The disorder often begins early in life, with 25 percent of cases occurring in children younger than 10 years old, one-half happening in kids and teens younger than age 20, and up to 80 percent striking before age 30. It has developed in infants and in adults as old as those in their mid-fifties.

Promising research is underway examining the genetic roots of vitiligo and testing compounds and treatments that may interrupt the autoimmune response, inflammation, and the destruction of melanocytes. Areas of current vitiligo research include:

  • Medication that promotes the growth of melanocytes
  • Medication intended to bring color back to the affected area

  • A skin-grafting surgery called noncultured epidermal cell suspension
  • Immune-targeting therapy to reverse the condition

  • Gene therapy that reprograms melanocytes to prevent an autoimmune reaction

In addition to the investigation of these novel treatments, much of the latest vitiligo research has focused on gaining a better understanding of the genes involved with how the condition starts in the first place. By doing so, researchers hope to get closer to developing a treatment that prevents vitiligo from occurring or spreading.

Since something in the environment appears to be responsible for triggering vitiligo (as people are not born with the condition), researchers have also focused on understanding what those triggers are and why they incite such a response within the cells.

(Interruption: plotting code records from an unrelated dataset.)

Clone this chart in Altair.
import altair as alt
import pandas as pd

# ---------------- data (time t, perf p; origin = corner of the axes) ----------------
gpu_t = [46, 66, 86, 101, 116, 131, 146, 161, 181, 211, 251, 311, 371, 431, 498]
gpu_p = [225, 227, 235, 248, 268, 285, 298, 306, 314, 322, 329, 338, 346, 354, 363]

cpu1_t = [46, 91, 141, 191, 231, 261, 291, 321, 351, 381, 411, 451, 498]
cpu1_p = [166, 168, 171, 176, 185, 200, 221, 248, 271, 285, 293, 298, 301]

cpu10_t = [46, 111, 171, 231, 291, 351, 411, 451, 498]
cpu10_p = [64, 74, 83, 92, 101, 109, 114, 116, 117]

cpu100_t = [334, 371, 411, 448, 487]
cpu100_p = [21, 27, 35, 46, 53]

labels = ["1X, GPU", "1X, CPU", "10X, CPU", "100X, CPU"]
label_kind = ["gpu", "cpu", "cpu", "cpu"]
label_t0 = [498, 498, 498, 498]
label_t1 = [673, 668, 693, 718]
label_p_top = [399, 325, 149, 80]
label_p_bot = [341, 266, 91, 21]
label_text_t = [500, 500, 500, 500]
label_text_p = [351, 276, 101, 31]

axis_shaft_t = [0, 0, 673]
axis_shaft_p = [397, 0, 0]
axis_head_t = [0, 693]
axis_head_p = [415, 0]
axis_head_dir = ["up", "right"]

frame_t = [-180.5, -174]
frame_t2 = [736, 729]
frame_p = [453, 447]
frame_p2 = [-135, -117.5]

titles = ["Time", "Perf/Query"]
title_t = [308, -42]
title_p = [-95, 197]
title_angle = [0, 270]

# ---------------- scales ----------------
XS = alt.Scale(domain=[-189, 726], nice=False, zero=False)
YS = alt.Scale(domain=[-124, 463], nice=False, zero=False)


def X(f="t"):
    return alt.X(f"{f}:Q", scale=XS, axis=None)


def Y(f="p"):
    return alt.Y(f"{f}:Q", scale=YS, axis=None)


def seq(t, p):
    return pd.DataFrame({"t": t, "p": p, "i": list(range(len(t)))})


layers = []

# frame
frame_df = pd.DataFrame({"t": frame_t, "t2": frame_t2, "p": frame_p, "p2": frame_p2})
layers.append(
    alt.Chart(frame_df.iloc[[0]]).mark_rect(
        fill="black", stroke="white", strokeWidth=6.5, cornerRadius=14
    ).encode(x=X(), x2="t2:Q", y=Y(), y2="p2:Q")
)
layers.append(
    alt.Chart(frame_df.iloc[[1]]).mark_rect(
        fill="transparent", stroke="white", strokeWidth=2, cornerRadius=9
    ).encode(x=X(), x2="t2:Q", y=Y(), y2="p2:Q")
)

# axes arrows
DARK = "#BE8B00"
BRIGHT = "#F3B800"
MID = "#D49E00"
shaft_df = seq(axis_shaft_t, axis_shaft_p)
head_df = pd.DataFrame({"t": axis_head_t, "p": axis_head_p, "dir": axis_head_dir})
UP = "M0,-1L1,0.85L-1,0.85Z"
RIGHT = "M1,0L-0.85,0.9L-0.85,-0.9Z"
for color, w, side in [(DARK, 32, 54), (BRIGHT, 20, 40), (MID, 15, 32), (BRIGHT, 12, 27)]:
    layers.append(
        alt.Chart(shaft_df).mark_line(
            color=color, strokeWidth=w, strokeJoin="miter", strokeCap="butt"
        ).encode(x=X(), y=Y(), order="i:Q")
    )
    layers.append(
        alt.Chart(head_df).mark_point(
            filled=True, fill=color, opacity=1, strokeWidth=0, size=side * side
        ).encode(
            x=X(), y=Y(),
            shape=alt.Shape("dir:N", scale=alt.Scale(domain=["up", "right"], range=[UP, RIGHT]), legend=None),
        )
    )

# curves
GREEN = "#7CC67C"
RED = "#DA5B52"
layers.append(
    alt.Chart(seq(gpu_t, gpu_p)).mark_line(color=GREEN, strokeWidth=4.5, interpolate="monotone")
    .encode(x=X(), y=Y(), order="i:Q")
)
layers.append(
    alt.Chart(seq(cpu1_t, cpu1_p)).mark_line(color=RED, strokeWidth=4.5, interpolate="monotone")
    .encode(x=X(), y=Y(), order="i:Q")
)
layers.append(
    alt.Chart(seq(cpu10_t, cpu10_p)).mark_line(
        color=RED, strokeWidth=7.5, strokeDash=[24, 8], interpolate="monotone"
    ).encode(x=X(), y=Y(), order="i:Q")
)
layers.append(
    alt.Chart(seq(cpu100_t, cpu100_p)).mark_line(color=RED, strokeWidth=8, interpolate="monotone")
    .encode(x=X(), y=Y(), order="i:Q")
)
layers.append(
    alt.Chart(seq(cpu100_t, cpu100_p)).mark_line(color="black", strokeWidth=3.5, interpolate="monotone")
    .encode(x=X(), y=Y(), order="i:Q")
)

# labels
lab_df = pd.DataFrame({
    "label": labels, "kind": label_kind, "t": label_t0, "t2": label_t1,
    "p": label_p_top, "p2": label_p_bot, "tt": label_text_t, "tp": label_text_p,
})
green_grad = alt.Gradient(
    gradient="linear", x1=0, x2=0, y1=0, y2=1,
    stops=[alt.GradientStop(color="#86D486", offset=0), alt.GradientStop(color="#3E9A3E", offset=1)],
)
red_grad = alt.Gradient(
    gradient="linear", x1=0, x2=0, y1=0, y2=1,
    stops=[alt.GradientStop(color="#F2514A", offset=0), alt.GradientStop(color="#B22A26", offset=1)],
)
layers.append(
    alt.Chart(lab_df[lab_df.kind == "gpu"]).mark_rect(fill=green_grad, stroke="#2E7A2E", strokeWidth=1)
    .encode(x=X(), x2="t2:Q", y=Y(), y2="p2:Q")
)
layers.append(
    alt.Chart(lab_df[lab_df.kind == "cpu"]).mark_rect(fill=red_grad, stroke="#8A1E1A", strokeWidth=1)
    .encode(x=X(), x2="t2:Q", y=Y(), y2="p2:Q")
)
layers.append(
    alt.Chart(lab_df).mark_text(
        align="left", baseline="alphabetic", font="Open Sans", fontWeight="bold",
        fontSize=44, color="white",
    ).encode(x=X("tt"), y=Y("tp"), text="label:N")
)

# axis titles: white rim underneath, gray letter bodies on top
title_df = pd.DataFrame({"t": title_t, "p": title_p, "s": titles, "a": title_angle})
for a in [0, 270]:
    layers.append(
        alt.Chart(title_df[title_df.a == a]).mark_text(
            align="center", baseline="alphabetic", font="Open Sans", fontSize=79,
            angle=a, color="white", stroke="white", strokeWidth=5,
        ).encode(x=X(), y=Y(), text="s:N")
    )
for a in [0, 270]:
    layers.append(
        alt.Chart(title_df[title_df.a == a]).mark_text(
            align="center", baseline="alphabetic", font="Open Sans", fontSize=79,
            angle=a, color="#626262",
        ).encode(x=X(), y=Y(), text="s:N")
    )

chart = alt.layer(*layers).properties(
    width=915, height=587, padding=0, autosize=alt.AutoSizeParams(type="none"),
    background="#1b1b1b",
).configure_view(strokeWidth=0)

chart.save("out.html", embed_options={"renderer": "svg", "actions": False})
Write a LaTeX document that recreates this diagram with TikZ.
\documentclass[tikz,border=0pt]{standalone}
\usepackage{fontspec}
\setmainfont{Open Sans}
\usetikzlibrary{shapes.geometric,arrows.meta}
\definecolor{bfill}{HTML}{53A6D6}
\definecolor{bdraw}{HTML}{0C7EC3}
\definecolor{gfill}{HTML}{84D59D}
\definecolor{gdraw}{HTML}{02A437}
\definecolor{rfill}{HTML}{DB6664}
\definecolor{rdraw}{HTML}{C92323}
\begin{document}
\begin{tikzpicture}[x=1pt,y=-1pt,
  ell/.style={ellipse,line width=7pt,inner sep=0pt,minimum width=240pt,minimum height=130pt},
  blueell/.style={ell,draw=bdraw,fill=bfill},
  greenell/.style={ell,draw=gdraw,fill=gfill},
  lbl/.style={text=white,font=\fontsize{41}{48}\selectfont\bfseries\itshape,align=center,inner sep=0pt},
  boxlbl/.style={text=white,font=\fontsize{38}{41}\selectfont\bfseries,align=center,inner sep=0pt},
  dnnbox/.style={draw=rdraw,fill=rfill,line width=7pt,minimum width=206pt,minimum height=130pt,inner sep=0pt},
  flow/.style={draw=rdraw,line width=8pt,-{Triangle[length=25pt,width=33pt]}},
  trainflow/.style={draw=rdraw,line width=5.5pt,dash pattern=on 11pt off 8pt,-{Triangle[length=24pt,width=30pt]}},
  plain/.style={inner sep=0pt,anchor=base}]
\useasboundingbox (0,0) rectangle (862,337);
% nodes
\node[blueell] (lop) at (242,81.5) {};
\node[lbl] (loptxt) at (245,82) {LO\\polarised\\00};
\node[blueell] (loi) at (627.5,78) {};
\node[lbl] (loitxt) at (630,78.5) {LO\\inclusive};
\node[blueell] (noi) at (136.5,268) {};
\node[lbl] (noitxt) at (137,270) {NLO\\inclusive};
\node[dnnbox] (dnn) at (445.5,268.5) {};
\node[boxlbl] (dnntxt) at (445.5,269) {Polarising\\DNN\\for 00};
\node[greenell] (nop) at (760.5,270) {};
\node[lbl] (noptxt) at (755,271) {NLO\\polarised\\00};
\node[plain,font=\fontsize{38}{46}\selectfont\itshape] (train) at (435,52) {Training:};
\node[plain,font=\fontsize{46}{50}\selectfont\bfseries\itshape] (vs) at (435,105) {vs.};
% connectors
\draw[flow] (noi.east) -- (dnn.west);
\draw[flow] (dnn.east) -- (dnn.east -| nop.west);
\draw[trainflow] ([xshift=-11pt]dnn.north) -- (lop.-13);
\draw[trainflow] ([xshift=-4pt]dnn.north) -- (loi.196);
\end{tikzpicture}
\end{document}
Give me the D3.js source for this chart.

Why People With Vitiligo Are Joining the Body Positive Movement

While some people with vitiligo seek treatment to cover up or repigment their skin, others choose to embrace the condition however it shows up. Ash Soto from Orlando, Florida, falls into that camp. She documents her experience with vitiligo on her Instagram page, which has more than 130,000 followers.

Soto was diagnosed with vitiligo at age 12 after she saw a white spot on her neck and then noticed another one appear within a few months. “I remember being really scared and confused,” she says.

Soto admits she was teased at school for the way her skin looked and says her vitiligo hurt her self-esteem and made her feel insecure. By her late teens, however, she had decided to embrace her skin and use it as a canvas for art, which she shares photos of on Instagram. Her photos are accompanied by inspirational captions that promote a love-yourself mentality.

The body positive movement is all about self-acceptance, so it’s been a natural fit for people who want to embrace their vitiligo. Some well-known people have been open about their vitiligo — including the model Winnie Harlow and actor Jon Hamm — and this has helped bring vitiligo into the spotlight. With this raised awareness, people may become more accepting of those living with the condition.

As for Soto, she’s all for vitiligo being included in the body positive movement. “When I was younger, I didn’t have anybody to look up to,” she says. “It’s so important for us to raise awareness for kids who are being diagnosed now.”

Since vitiligo doesn’t usually go away over time, it’s important that vitiligo patients develop coping strategies by learning about the condition and connecting with others who are living with it, too.